Technology, investor awareness and passive options are just some reasons why active management will continue to suffer a loss of relevancy and business, said Roame, managing partner of Tiburon Strategic Advisors.
“It’ll continue to underperform over the long haul,” Roame said during a conference call Thursday. “That doesn’t mean there’s no good active managers. It just means in the big scheme, the business model of active management doesn’t really work. And its price point is too high.”
The investment world remains divided by the tension between traditional active management and alternatives led by passive, or index, investing represented by low-cost target-date or exchange-traded funds.
Active management continues to lose dollars in a trend toward passive that dates to John Bogle introducing index funds through Vanguard decades ago. Yet, some believe active management will, if not come all the way back, at least hold its place in the investment market.
Eighty-nine percent of Tiburon CEO Summit attendees say active management will either rally back to the lead (30%) or fall behind passive but hold its own (59%) in a recent survey.
Roame agreed with the 11% who said active is “doomed,” up from 3% last year.
“I think active management is in trouble,” he said. “It’s going to continue to be in trouble.”
Sharp cuts to fees is serving to make active management a fair proposal, defenders claim. But Tiburon data shows more than two-thirds of actively managed equity open-end mutual funds underperforming their benchmarks.
‘Ginormous Cash Flows’
One positive for active management is the amount of money it controls. Actively managed open-end mutual funds controlled $13.9 trillion in assets in 2019, Tiburon reported. That figure is up from $11.2 trillion in 2018 and $2 trillion in 2005.
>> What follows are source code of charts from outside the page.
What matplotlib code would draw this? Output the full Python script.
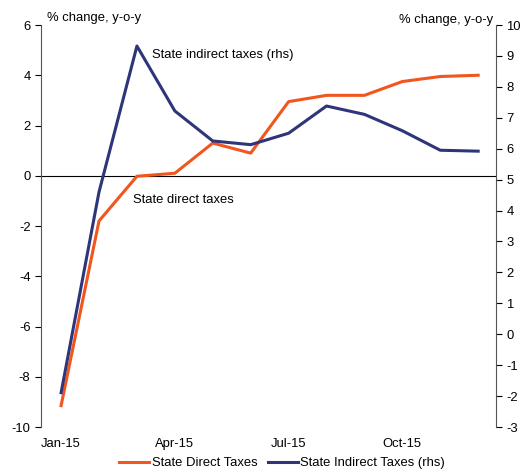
import matplotlib
matplotlib.use("Agg")
import matplotlib.pyplot as plt

plt.rcParams['font.family'] = ['Liberation Sans', 'DejaVu Sans']
plt.rcParams['axes.unicode_minus'] = False

months = ["Jan-15", "Feb-15", "Mar-15", "Apr-15", "May-15", "Jun-15",
          "Jul-15", "Aug-15", "Sep-15", "Oct-15", "Nov-15", "Dec-15"]
direct = [-9.15, -1.8, -0.02, 0.1, 1.3, 0.9, 2.95, 3.2, 3.2, 3.75, 3.95, 4.0]
indirect = [-1.89, 4.6, 9.32, 7.22, 6.25, 6.13, 6.5, 7.38, 7.11, 6.58, 5.95, 5.92]
tick_labels = ["Jan-15", "Apr-15", "Jul-15", "Oct-15"]

orange = "#F0561E"
navy = "#2E3578"
fs = 9.4

fig = plt.figure(figsize=(5.31, 4.73), dpi=100)
ax = fig.add_axes([41/531, 1-427/473, (496-41)/531, (427-25)/473])
ax2 = ax.twinx()

x = list(range(len(months)))
l1, = ax.plot(x, direct, color=orange, lw=2.2, label="State Direct Taxes", zorder=3)
l2, = ax2.plot(x, indirect, color=navy, lw=2.2, label="State Indirect Taxes (rhs)", zorder=3)

ax.set_xlim(-0.53, 11.47)
ax.set_ylim(-10, 6)
ax2.set_ylim(-3, 10)
ax.set_yticks(range(-10, 7, 2))
ax2.set_yticks(range(-3, 11, 1))
ax.axhline(0, color="black", lw=0.8, zorder=2)

ax.set_xticks([months.index(t) for t in tick_labels])
ax.set_xticklabels(tick_labels)
ax.tick_params(axis='x', length=0, pad=8, labelsize=fs)
ax.tick_params(axis='y', direction='out', length=4, labelsize=fs, width=0.8)
ax2.tick_params(axis='y', direction='out', length=4, labelsize=fs, width=0.8)

for a in (ax, ax2):
    a.spines['top'].set_visible(False)
    a.spines['bottom'].set_visible(False)
    a.spines['left'].set_color('#555555')
    a.spines['right'].set_color('#555555')
ax.spines['right'].set_visible(False)
ax2.spines['left'].set_visible(False)

fig.text(47/531, 1-18/473, "% change, y-o-y", fontsize=fs, va='center', ha='left')
fig.text(493/531, 1-20/473, "% change, y-o-y", fontsize=fs, va='center', ha='right')

fig.text(152/531, 1-55/473, "State indirect taxes (rhs)", fontsize=fs, va='center', ha='left')
fig.text(133/531, 1-200/473, "State direct taxes", fontsize=fs, va='center', ha='left')

fig.legend(handles=[l1, l2], loc='center', bbox_to_anchor=(282/531, 1-463/473),
           ncol=2, frameon=False, fontsize=fs, handlelength=2.3, handletextpad=0.2,
           columnspacing=0.8)

fig.savefig("out.png", dpi=100)
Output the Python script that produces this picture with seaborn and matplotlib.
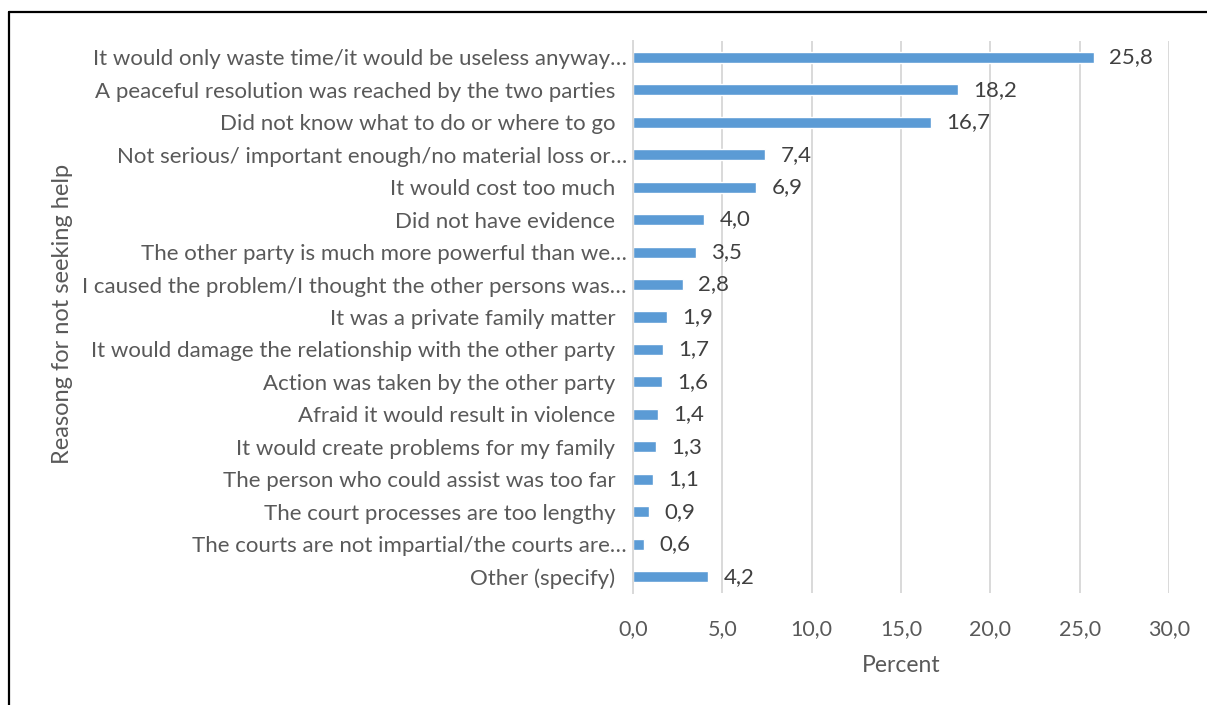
import matplotlib
matplotlib.use("Agg")
import matplotlib.pyplot as plt
import seaborn as sns
import pandas as pd
from matplotlib.ticker import FuncFormatter
from matplotlib.lines import Line2D

reasons = [
    "It would only waste time/it would be useless anyway…",
    "A peaceful resolution was reached by the two parties  ",
    "Did not know what to do or where to go  ",
    "Not serious/ important enough/no material loss or…",
    "It would cost too much  ",
    "Did not have evidence  ",
    "The other party is much more powerful than we…",
    "I caused the problem/I thought the other persons was…",
    "It was a private family matter  ",
    "It would damage the relationship with the other party  ",
    "Action was taken by the other party  ",
    "Afraid it would result in violence  ",
    "It would create problems for my family  ",
    "The person who could assist was too far  ",
    "The court processes are too lengthy  ",
    "The courts are not impartial/the courts are…",
    "Other (specify)  ",
]
percent = [25.8, 18.2, 16.7, 7.4, 6.9, 4.0, 3.5, 2.8, 1.9, 1.7, 1.6, 1.4, 1.3, 1.1, 0.9, 0.6, 4.2]
x_ticks = [0, 5, 10, 15, 20, 25, 30]

df = pd.DataFrame({"reason": reasons, "percent": percent})

sns.set_theme(style="white")
plt.rcParams["font.family"] = ["Lato", "DejaVu Sans"]

fig = plt.figure(figsize=(12.07, 7.05), dpi=100)
ax = fig.add_axes([633 / 1207, 1 - 593 / 705, (1169 - 633) / 1207, (593 - 41) / 705])

sns.barplot(data=df, x="percent", y="reason", orient="h", color="#5B9BD5",
            width=0.34, saturation=1, ax=ax)

ax.set_xlim(0, 30)
ax.set_ylim(len(reasons) - 0.5, -0.5)
ax.set_xticks(x_ticks)
ax.xaxis.set_major_formatter(FuncFormatter(lambda v, p: f"{v:.1f}".replace(".", ",")))
ax.grid(axis="x", color="#D9D9D9", linewidth=1.4)
ax.grid(axis="y", visible=False)
ax.set_axisbelow(True)
for s in ["top", "right", "bottom"]:
    ax.spines[s].set_visible(False)
ax.spines["left"].set_color("#D9D9D9")
ax.spines["left"].set_linewidth(1.4)
ax.tick_params(axis="y", length=0, labelsize=16, colors="#595959", pad=4.5)
ax.tick_params(axis="x", length=0, labelsize=15.5, colors="#595959", pad=19)

for c in ax.containers:
    ax.bar_label(c, labels=[f"{v:.1f}".replace(".", ",") for v in percent],
                 padding=11, fontsize=16, color="#404040")

ax.set_xlabel("Percent", fontsize=16.5, color="#595959", labelpad=11)
ax.set_ylabel("Reasong for not seeking help", fontsize=17, color="#595959")
ax.yaxis.set_label_coords((73 - 633) / (1169 - 633), 0.505)

fig.add_artist(Line2D([9 / 1207, 1.0], [1 - 12 / 705, 1 - 12 / 705], color="black", lw=1.6,
                      transform=fig.transFigure))
fig.add_artist(Line2D([9 / 1207, 9 / 1207], [0, 1 - 12 / 705], color="black", lw=1.6,
                      transform=fig.transFigure))

fig.savefig("out.png", dpi=100, facecolor="white")
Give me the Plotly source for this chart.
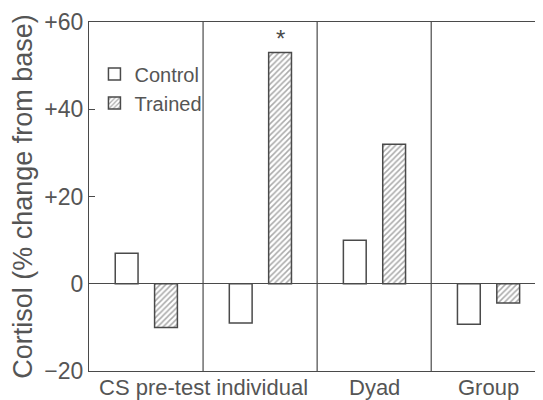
import plotly.graph_objects as go

categories = ["CS pre-test", "individual", "Dyad", "Group"]
control = [7, -9, 10, -9.3]
trained = [-10, 53, 32, -4.4]
y_ticks = [-20, 0, 20, 40, 60]
y_tick_labels = ["\u221220", "0", "+20", "+40", "+60"]

INK = "#4a4a4a"
TXT = "#555555"
FONT = "Liberation Sans, Arial, Helvetica, sans-serif"
xs = list(range(len(categories)))

fig = go.Figure()
fig.add_trace(go.Bar(
    x=xs, y=control, name="Control", width=0.2, offset=-0.27,
    marker=dict(color="white", line=dict(color=INK, width=1.5)),
))
fig.add_trace(go.Bar(
    x=xs, y=trained, name="Trained", width=0.2, offset=0.075,
    marker=dict(color="white", line=dict(color=INK, width=1.5),
                pattern=dict(shape="/", size=4, solidity=0.38,
                             fgcolor="#555555", bgcolor="white")),
))

# significance marker above the trained individual bar
fig.add_annotation(x=1 + 0.075 + 0.1, y=trained[1], text="*", showarrow=False,
                   yanchor="bottom", yshift=-1, font=dict(size=24, color=INK, family=FONT))

# category labels
fig.add_annotation(x=0.5, y=0, yref="paper", yanchor="top", yshift=-2,
                   text=categories[0] + " " + categories[1], showarrow=False,
                   font=dict(size=22, color=TXT, family=FONT))
for i in (2, 3):
    fig.add_annotation(x=xs[i], y=0, yref="paper", yanchor="top", yshift=-2,
                       text=categories[i], showarrow=False,
                       font=dict(size=22, color=TXT, family=FONT))

# panel dividers
for d in [0.5, 1.5, 2.5, 3.5]:
    fig.add_shape(type="line", x0=d, x1=d, y0=0, y1=1, yref="paper",
                  line=dict(color=INK, width=1.2))

# the page body has an 8px default margin, so the figure is offset by 8px
fig.update_layout(
    width=535, height=392,
    margin=dict(l=81, r=0, t=14, b=29),
    plot_bgcolor="white", paper_bgcolor="white",
    barmode="overlay",
    showlegend=True,
    legend=dict(x=0.012, y=0.907, xanchor="left", yanchor="top",
                font=dict(size=20, color=TXT, family=FONT),
                bgcolor="rgba(0,0,0,0)", itemwidth=30, tracegroupgap=2),
    font=dict(family=FONT, color=TXT),
    xaxis=dict(range=[-0.5, 3.48], showticklabels=False, ticks="",
               showgrid=False, zeroline=False, showline=True, mirror=True,
               linecolor=INK, linewidth=1.2),
    yaxis=dict(range=[-20, 60], tickvals=y_ticks, ticktext=y_tick_labels,
               ticks="inside", ticklen=6, tickcolor=INK, tickwidth=1.2,
               tickfont=dict(size=23, color=TXT, family=FONT),
               showgrid=False, zeroline=True, zerolinecolor=INK, zerolinewidth=1.2,
               showline=True, linecolor=INK, linewidth=1.2,
               title=dict(text="Cortisol (% change from base)", standoff=6,
                          font=dict(size=27, color=TXT, family=FONT))),
)

fig.write_html("out.html")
“Because they will generate so much cash flows off of this big base of business, even if the business declined, they’ll still generate ginormous cash flows,” Roame said. “They’ll be the big acquirers of other businesses.”
With the power of those dollars behind them, active management could push their way into and lead other investment fields like tech or socially conscious funds, Roame said.
He cited Eaton Vance as an investment firm that is evolving with the times. As The Motley Fool noted in this November column, Eaton Vance is investing in new technologies and restructuring to build on its competitive advantages in direct indexing, a trend that’s gaining ground in the world of asset management.
The Boston-based investment firm announced a plan in June to rebrand the company’s individual separately managed account business under the banner of Parametric Portfolio Associates. Parametric’s proprietary technology allows clients to create their own indexes to fit their investment needs.
“Eaton Vance does seem to be very savvy,” Roame said. “They understand they’re in a declining market, but they’re taking their cash loads and investing them in the growing markets, so good for them.”
So if active management goes away, what do advisors do? Become financial planners, Roame said — real financial planners.
“I giggle sometimes when advisors say they do financial planning,” he said. “Really all they do is a couple of questions get you to a pie chart for asset allocation. I call that investment planning. I don’t think they do much financial planning.”
While there are certainly financial planning opportunities in the high-net-worth market, Roame said the middle-market investors need it most. Especially in three areas: Social Security, healthcare and longevity.
“For the mass affluent financial planning, it’s very simple,” Roame said. “It’s retirement income, health care and longevity. You got to solve those three problems.”